→ Problem to solve: Drop the pictures, then extract the listing word for word.

→ Supplied material:
——————————

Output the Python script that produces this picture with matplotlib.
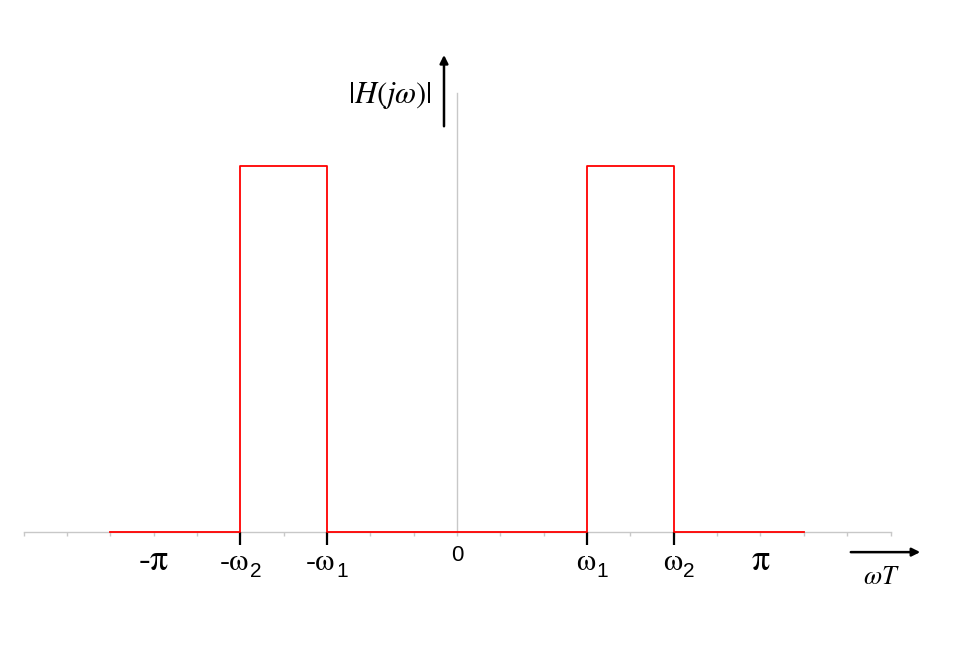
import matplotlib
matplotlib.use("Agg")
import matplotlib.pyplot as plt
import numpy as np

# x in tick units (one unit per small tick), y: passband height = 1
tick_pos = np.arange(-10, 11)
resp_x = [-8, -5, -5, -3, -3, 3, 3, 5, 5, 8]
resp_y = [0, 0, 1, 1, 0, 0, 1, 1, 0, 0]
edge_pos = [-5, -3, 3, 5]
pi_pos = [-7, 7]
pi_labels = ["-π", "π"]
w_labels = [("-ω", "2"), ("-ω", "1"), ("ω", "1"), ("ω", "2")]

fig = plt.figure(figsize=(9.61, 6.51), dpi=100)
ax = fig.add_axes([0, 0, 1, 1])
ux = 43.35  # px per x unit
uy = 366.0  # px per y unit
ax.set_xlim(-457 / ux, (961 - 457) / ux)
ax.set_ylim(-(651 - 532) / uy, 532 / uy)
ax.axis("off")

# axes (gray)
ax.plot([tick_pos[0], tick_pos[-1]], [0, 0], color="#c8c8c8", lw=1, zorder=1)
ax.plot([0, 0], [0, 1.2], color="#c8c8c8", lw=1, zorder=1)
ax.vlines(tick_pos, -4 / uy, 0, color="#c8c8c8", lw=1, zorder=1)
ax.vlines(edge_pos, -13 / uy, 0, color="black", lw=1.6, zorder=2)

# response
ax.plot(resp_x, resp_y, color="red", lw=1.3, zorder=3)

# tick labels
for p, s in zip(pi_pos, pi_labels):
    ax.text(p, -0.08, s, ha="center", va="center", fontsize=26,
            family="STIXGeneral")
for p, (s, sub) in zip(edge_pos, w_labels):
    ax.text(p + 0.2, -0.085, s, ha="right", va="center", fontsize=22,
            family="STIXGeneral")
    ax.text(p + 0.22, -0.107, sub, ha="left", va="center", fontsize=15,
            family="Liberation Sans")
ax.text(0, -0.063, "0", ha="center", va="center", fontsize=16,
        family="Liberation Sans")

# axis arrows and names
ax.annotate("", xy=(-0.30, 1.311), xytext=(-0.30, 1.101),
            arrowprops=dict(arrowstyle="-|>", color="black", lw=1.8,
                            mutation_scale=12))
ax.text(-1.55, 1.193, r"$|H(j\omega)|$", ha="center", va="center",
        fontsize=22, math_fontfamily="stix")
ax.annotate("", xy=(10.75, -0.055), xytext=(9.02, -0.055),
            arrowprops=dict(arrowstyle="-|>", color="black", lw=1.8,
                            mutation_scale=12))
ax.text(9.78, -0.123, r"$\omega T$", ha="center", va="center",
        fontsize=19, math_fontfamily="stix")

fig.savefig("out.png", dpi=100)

——————————

→ Reply:
Output the Python script that produces this picture with matplotlib.
import matplotlib
matplotlib.use("Agg")
import matplotlib.pyplot as plt
import numpy as np

# x in tick units (one unit per small tick), y: passband height = 1
tick_pos = np.arange(-10, 11)
resp_x = [-8, -5, -5, -3, -3, 3, 3, 5, 5, 8]
resp_y = [0, 0, 1, 1, 0, 0, 1, 1, 0, 0]
edge_pos = [-5, -3, 3, 5]
pi_pos = [-7, 7]
pi_labels = ["-π", "π"]
w_labels = [("-ω", "2"), ("-ω", "1"), ("ω", "1"), ("ω", "2")]

fig = plt.figure(figsize=(9.61, 6.51), dpi=100)
ax = fig.add_axes([0, 0, 1, 1])
ux = 43.35  # px per x unit
uy = 366.0  # px per y unit
ax.set_xlim(-457 / ux, (961 - 457) / ux)
ax.set_ylim(-(651 - 532) / uy, 532 / uy)
ax.axis("off")

# axes (gray)
ax.plot([tick_pos[0], tick_pos[-1]], [0, 0], color="#c8c8c8", lw=1, zorder=1)
ax.plot([0, 0], [0, 1.2], color="#c8c8c8", lw=1, zorder=1)
ax.vlines(tick_pos, -4 / uy, 0, color="#c8c8c8", lw=1, zorder=1)
ax.vlines(edge_pos, -13 / uy, 0, color="black", lw=1.6, zorder=2)

# response
ax.plot(resp_x, resp_y, color="red", lw=1.3, zorder=3)

# tick labels
for p, s in zip(pi_pos, pi_labels):
    ax.text(p, -0.08, s, ha="center", va="center", fontsize=26,
            family="STIXGeneral")
for p, (s, sub) in zip(edge_pos, w_labels):
    ax.text(p + 0.2, -0.085, s, ha="right", va="center", fontsize=22,
            family="STIXGeneral")
    ax.text(p + 0.22, -0.107, sub, ha="left", va="center", fontsize=15,
            family="Liberation Sans")
ax.text(0, -0.063, "0", ha="center", va="center", fontsize=16,
        family="Liberation Sans")

# axis arrows and names
ax.annotate("", xy=(-0.30, 1.311), xytext=(-0.30, 1.101),
            arrowprops=dict(arrowstyle="-|>", color="black", lw=1.8,
                            mutation_scale=12))
ax.text(-1.55, 1.193, r"$|H(j\omega)|$", ha="center", va="center",
        fontsize=22, math_fontfamily="stix")
ax.annotate("", xy=(10.75, -0.055), xytext=(9.02, -0.055),
            arrowprops=dict(arrowstyle="-|>", color="black", lw=1.8,
                            mutation_scale=12))
ax.text(9.78, -0.123, r"$\omega T$", ha="center", va="center",
        fontsize=19, math_fontfamily="stix")

fig.savefig("out.png", dpi=100)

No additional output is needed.